Oh now language devs are responsible for your lack of industry practices?

100k is a toy project compared to how many LoC a company that has been around the block for a decade or more has.
Like I said, I personally did 100K, much of that was in the long tail of things that couldn't be automated for some reason or another. The entire migration was significantly larger and highly automated.
If the code base started its development in 2016, why did they choose python 2 over python 3?
I wasn't at the company at that time, so I don't really know. Sure would have made my life easier if they had...
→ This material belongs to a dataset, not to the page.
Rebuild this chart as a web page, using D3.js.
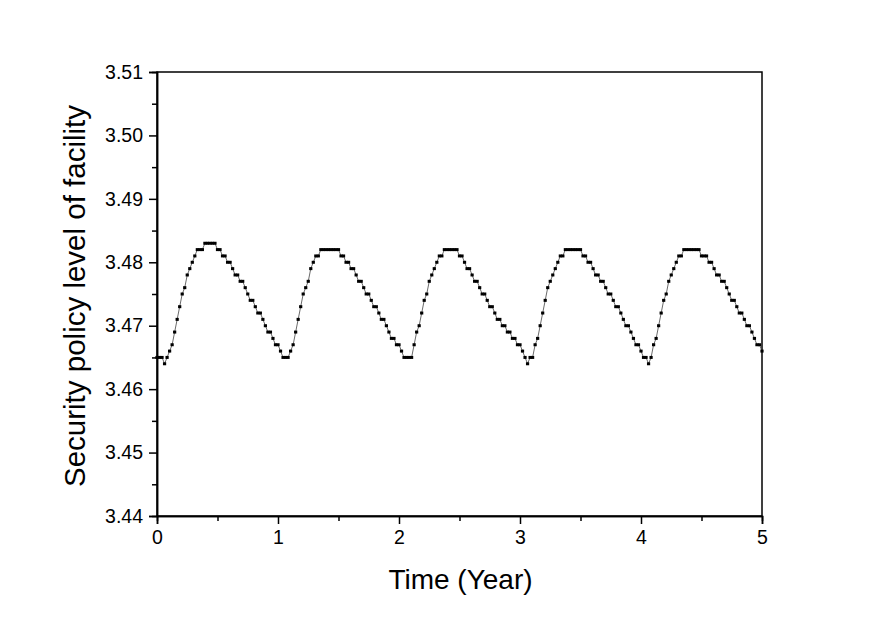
<!DOCTYPE html>
<html>
<head>
<meta charset="utf-8">
<script src="https://cdn.jsdelivr.net/npm/d3@7/dist/d3.min.js"></script>
<style>
  html, body { margin: 0; padding: 0; background: #fff; }
  svg { display: block; }
  text { font-family: "Liberation Sans", Arial, sans-serif; fill: #000; }
</style>
</head>
<body>
<svg id="chart" width="885" height="618"></svg>
<script>
// ---- data (time step = 1/48 year, k = 0..240) ----
const timeStepsPerYear = 48;
const securityLevel = [
  // year 1
  3.465,3.465,3.465,3.464,3.465,3.466,3.467,3.469,3.471,3.473,3.475,3.476,
  3.478,3.479,3.480,3.481,3.482,3.482,3.482,3.483,3.483,3.483,3.483,3.483,
  3.482,3.482,3.481,3.481,3.480,3.480,3.479,3.478,3.478,3.477,3.477,3.476,
  3.475,3.474,3.474,3.473,3.472,3.472,3.471,3.470,3.469,3.469,3.468,3.467,
  // year 2
  3.467,3.466,3.465,3.465,3.465,3.466,3.467,3.469,3.471,3.473,3.475,3.476,
  3.477,3.479,3.480,3.481,3.481,3.482,3.482,3.482,3.482,3.482,3.482,3.482,
  3.482,3.481,3.481,3.480,3.480,3.479,3.479,3.478,3.477,3.477,3.476,3.475,
  3.475,3.474,3.473,3.473,3.472,3.471,3.471,3.470,3.469,3.468,3.468,3.467,
  // year 3
  3.467,3.466,3.465,3.465,3.465,3.465,3.467,3.469,3.470,3.472,3.474,3.475,
  3.477,3.478,3.479,3.480,3.481,3.481,3.482,3.482,3.482,3.482,3.482,3.482,
  3.481,3.481,3.480,3.479,3.479,3.478,3.477,3.477,3.476,3.475,3.475,3.474,
  3.473,3.473,3.472,3.471,3.471,3.470,3.470,3.469,3.469,3.468,3.468,3.467,
  // year 4
  3.467,3.466,3.465,3.464,3.465,3.465,3.467,3.468,3.470,3.472,3.474,3.476,
  3.477,3.478,3.479,3.480,3.481,3.481,3.482,3.482,3.482,3.482,3.482,3.482,
  3.482,3.481,3.481,3.480,3.480,3.479,3.478,3.478,3.477,3.477,3.476,3.475,
  3.475,3.474,3.473,3.473,3.472,3.471,3.470,3.470,3.469,3.468,3.467,3.467,
  // year 5
  3.466,3.465,3.465,3.464,3.465,3.467,3.468,3.470,3.472,3.474,3.475,3.477,
  3.478,3.479,3.480,3.481,3.481,3.482,3.482,3.482,3.482,3.482,3.482,3.482,
  3.481,3.481,3.481,3.480,3.480,3.479,3.478,3.478,3.477,3.477,3.476,3.475,
  3.474,3.474,3.473,3.472,3.472,3.471,3.470,3.470,3.469,3.468,3.467,3.467,
  3.466
];
const xTicks = [0, 1, 2, 3, 4, 5];
const xMinorTicks = [0.5, 1.5, 2.5, 3.5, 4.5];
const yTicks = [3.44, 3.45, 3.46, 3.47, 3.48, 3.49, 3.50, 3.51];
const yMinorTicks = [3.445, 3.455, 3.465, 3.475, 3.485, 3.495, 3.505];
const xTitle = "Time (Year)";
const yTitle = "Security policy level of facility";

const points = securityLevel.map((v, k) => ({ t: k / timeStepsPerYear, v }));

// ---- layout ----
const svg = d3.select("#chart");
const mLeft = 157, mRight = 762, mTop = 72, mBottom = 516;

const x = d3.scaleLinear().domain([0, 5]).range([mLeft, mRight]);
const y = d3.scaleLinear().domain([3.44, 3.51]).range([mBottom, mTop]);

const fontTick = 19.5;

// frame
svg.append("rect")
  .attr("x", mLeft).attr("y", mTop)
  .attr("width", mRight - mLeft).attr("height", mBottom - mTop)
  .attr("fill", "none").attr("stroke", "#000").attr("stroke-width", 1.5);

// x axis
const xAxis = d3.axisBottom(x).tickValues(xTicks).tickFormat(d3.format("d"))
  .tickSize(8).tickPadding(6);
const gx = svg.append("g").attr("transform", `translate(0,${mBottom})`).call(xAxis);
const xMinor = d3.axisBottom(x).tickValues(xMinorTicks).tickFormat("").tickSize(5);
const gxm = svg.append("g").attr("transform", `translate(0,${mBottom})`).call(xMinor);

// y axis
const yAxis = d3.axisLeft(y).tickValues(yTicks).tickFormat(d3.format(".2f"))
  .tickSize(8).tickPadding(6);
const gy = svg.append("g").attr("transform", `translate(${mLeft},0)`).call(yAxis);
const yMinor = d3.axisLeft(y).tickValues(yMinorTicks).tickFormat("").tickSize(5);
const gym = svg.append("g").attr("transform", `translate(${mLeft},0)`).call(yMinor);

[gx, gxm, gy, gym].forEach(g => {
  g.select(".domain").attr("stroke", "#000").attr("stroke-width", 1.5);
  g.selectAll(".tick line").attr("stroke", "#000").attr("stroke-width", 1.5);
  g.selectAll(".tick text")
    .attr("font-family", '"Liberation Sans", Arial, sans-serif')
    .attr("font-size", fontTick).attr("fill", "#000");
});

// titles
svg.append("text")
  .attr("x", (mLeft + mRight) / 2 + 1).attr("y", 589)
  .attr("text-anchor", "middle")
  .attr("font-size", 28)
  .text(xTitle);

svg.append("text")
  .attr("transform", `translate(85,${(mTop + mBottom) / 2 + 2}) rotate(-90)`)
  .attr("text-anchor", "middle")
  .attr("font-size", 29.5)
  .text(yTitle);

// line
const line = d3.line().x(d => x(d.t)).y(d => y(d.v));
svg.append("path")
  .datum(points)
  .attr("d", line)
  .attr("fill", "none")
  .attr("stroke", "#444")
  .attr("stroke-width", 0.8);

// markers
svg.append("g").selectAll("rect")
  .data(points)
  .join("rect")
  .attr("x", d => x(d.t) - 1.6)
  .attr("y", d => y(d.v) - 1.5)
  .attr("width", 3.2)
  .attr("height", 3)
  .attr("fill", "#000");
</script>
</body>
</html>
EDIT: Just checked, looks like the first commit was in 2015. But Py3 was still an option back then :(

We have a similar situation - we had a programmer working in a very silo'd manner, writing lots of Python2 code back in 2013/2014. He's since left the company, and while I'm relatively comfortable with Python, there is now a lot of residual Python2 code that will have to be updated to Python3 or rewritten in another language before our next refresh.

By contrast, some of the Perl6 code we have hanging around for various tasks has aged much better.
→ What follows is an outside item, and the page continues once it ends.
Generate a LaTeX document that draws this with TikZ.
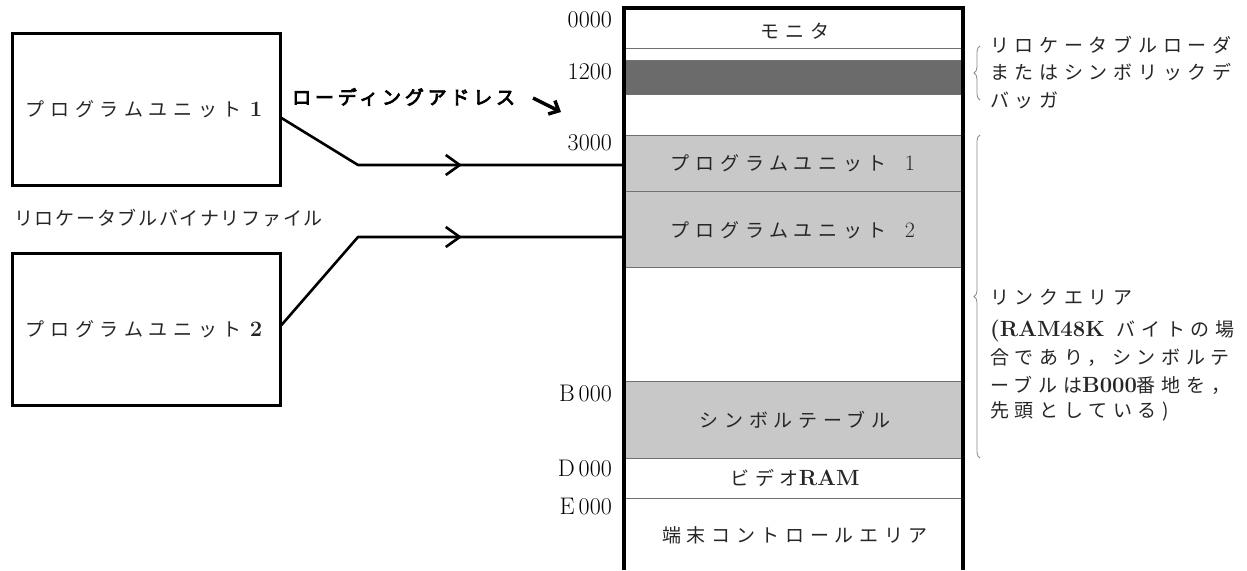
\documentclass[tikz,border=0pt]{standalone}
\usepackage{fontspec}
\newfontfamily\jp[LetterSpace=30]{Noto Sans CJK JP}
\newfontfamily\jpn[LetterSpace=9]{Noto Sans CJK JP}
\newfontfamily\jpb[LetterSpace=20,FakeBold=4]{Noto Sans CJK JP}
\usetikzlibrary{arrows.meta,decorations.pathreplacing}
\definecolor{band}{HTML}{C8C8C8}
\definecolor{darkband}{HTML}{6B6B6B}
\definecolor{sepline}{HTML}{707070}
\definecolor{brc}{HTML}{8A8A8A}
\newcommand{\jsz}{\fontsize{19}{27}\selectfont}
\newcommand{\nsz}{\fontsize{24}{27}\selectfont}
\newcommand{\lat}[1]{{\rmfamily\fontsize{22}{27}\selectfont #1}}
\tikzset{
  jtext/.style={font=\jp\jsz, inner sep=0pt, text=black!85},
  addr/.style={font=\nsz, anchor=east, inner sep=0pt},
  progbox/.style={draw, line width=3pt, minimum width=268pt, minimum height=152pt, inner sep=0pt},
  conn/.style={line width=2.6pt},
  midarrow/.style={line width=2.6pt, -{Straight Barb[length=14pt,width=20pt,line width=2.6pt]}},
  bracestyle/.style={draw=brc, line width=0.8pt, decorate, decoration={brace, amplitude=6pt}},
  sepstyle/.style={draw=sepline, line width=1pt},
  rtext/.style={font=\jp\jsz, inner sep=0pt, anchor=west, text=black!85}
}
\begin{document}
\begin{tikzpicture}[x=1pt,y=-1pt]
\useasboundingbox (0,0) rectangle (1247,570);
\fill[white] (0,0) rectangle (1247,570);

% memory bands
\fill[darkband] (624,60) rectangle (963,94);
\fill[band] (624,135) rectangle (963,191);
\fill[band] (624,191) rectangle (963,267);
\fill[band] (624,381) rectangle (963,458);
\foreach \yy in {48,60,94,135,191,267,381,458,498}
  \draw[sepstyle] (624,\yy) -- (963,\yy);
\draw[line width=3.5pt] (624,570) -- (624,8) -- (963,8) -- (963,570);

% band labels
\node[jtext] (mon) at (795,31) {モニタ};
\node[jtext] (pu1) at (793,163) {プログラムユニット\hspace{18pt}\lat{1}};
\node[jtext] (pu2) at (793,230) {プログラムユニット\hspace{18pt}\lat{2}};
\node[jtext] (sym) at (795,420) {シンボルテーブル};
\node[jtext] (vram) at (795,478) {ビデオ\lat{\bfseries RAM}};
\node[jtext] (term) at (795,535) {端末コントロールエリア};

% addresses
\node[addr] (a0) at (612,20) {0000};
\node[addr] (a1) at (612,72) {1200};
\node[addr] (a3) at (612,143) {3000};
\node[addr] (ab) at (612,393) {B\,000};
\node[addr] (ad) at (612,468) {D\,000};
\node[addr] (ae) at (612,507) {E\,000};

% program unit boxes
\node[progbox] (b1) at (146,109) {};
\node[progbox] (b2) at (146,329) {};
\node[jtext] (b1t) at (144,109) {プログラムユニット\hspace{8pt}\lat{\bfseries 1}};
\node[jtext] (b2t) at (144,329) {プログラムユニット\hspace{8pt}\lat{\bfseries 2}};
\node[jtext, font=\jpn\jsz, anchor=west] (rb) at (14,218) {リロケータブルバイナリファイル};

% connectors
\coordinate (s1) at ([yshift=-9pt]b1.east);
\coordinate (k1) at (358,165);
\coordinate (h1) at (462,165);
\coordinate (m1) at (624,165);
\coordinate (s2) at ([yshift=4pt]b2.east);
\coordinate (k2) at (358,237);
\coordinate (h2) at (462,237);
\coordinate (m2) at (624,237);
\draw[conn, line join=round] (s1) -- (k1) -- (m1);
\draw[midarrow] (k1) -- (h1);
\draw[conn, line join=round] (s2) -- (k2) -- (m2);
\draw[midarrow] (k2) -- (h2);

% loading address label
\node[font=\jpb\jsz, inner sep=0pt, anchor=west] (la) at (292,97) {ローディングアドレス};
\coordinate (la1) at (533,98);
\coordinate (la2) at (561,112);
\draw[line width=3.5pt, -{Straight Barb[length=8pt,width=15pt,line width=3.5pt]}] (la1) -- (la2);

% right braces and notes
\draw[bracestyle] (980,100) -- (980,46);
\draw[bracestyle] (980,458) -- (980,135);
\node[rtext] (r1) at (990,45) {リロケータブルローダ};
\node[rtext] (r2) at (990,72) {またはシンボリックデ};
\node[rtext] (r3) at (990,100) {バッガ};
\node[rtext] (r4) at (990,297) {リンクエリア};
\node[rtext] (r5) at (990,331) {\lat{\bfseries (RAM48K}\hspace{12pt}バイトの場};
\node[rtext] (r6) at (990,358) {合であり，シンボルテ};
\node[rtext] (r7) at (990,385) {ーブルは\lat{\bfseries B000}番地を，};
\node[rtext] (r8) at (990,411) {先頭としている)};
\end{tikzpicture}
\end{document}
Python2 in 2015 is/was defensible. There were still a lot of libraries that did not have support for python3 at that time. The inflection point was probably around 2016.
> People keep writing blog posts about how easy it is to migrate your code

As someone who has had to migrate from Py2 to Py3, it wasn't easy. Unicode/bytes/strings was the hardest aspect of it -- because Python is dynamic, there were breakages that unit tests couldn't exhaustively test for so things broke in production and we had to scramble to fix.

Other aspects were mostly automatically handled by the 2to3 tool.
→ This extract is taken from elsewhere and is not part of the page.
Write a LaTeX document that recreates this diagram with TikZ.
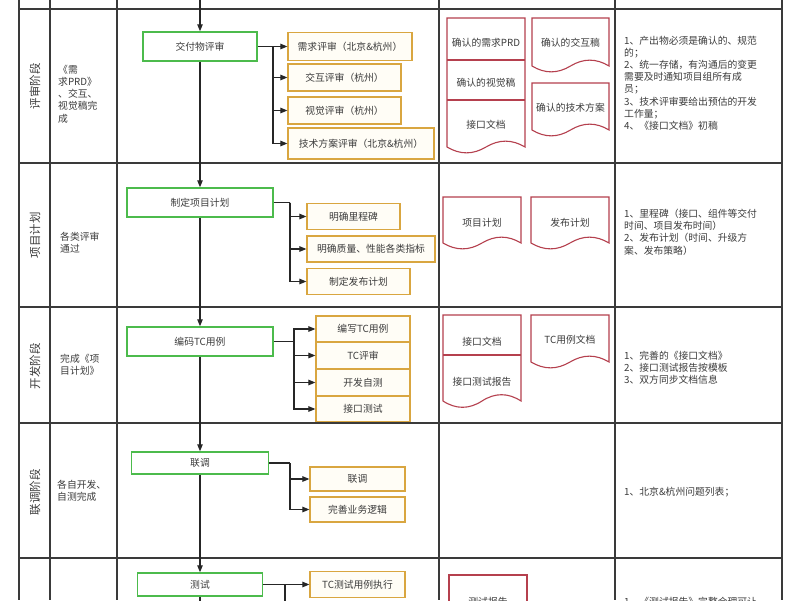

It seems like the main problem is the network effect from all the libraries. It'd probably be much more feasible to upgrade your code alone than to upgrade your code and also find/build replacements for all of your dependencies.

If so, maybe a more concerted effort needs to be made around getting those upstream projects to upgrade. If some of them are refusing/dragging their feet, maybe the core python team could even get involved to help smooth the transition for everybody.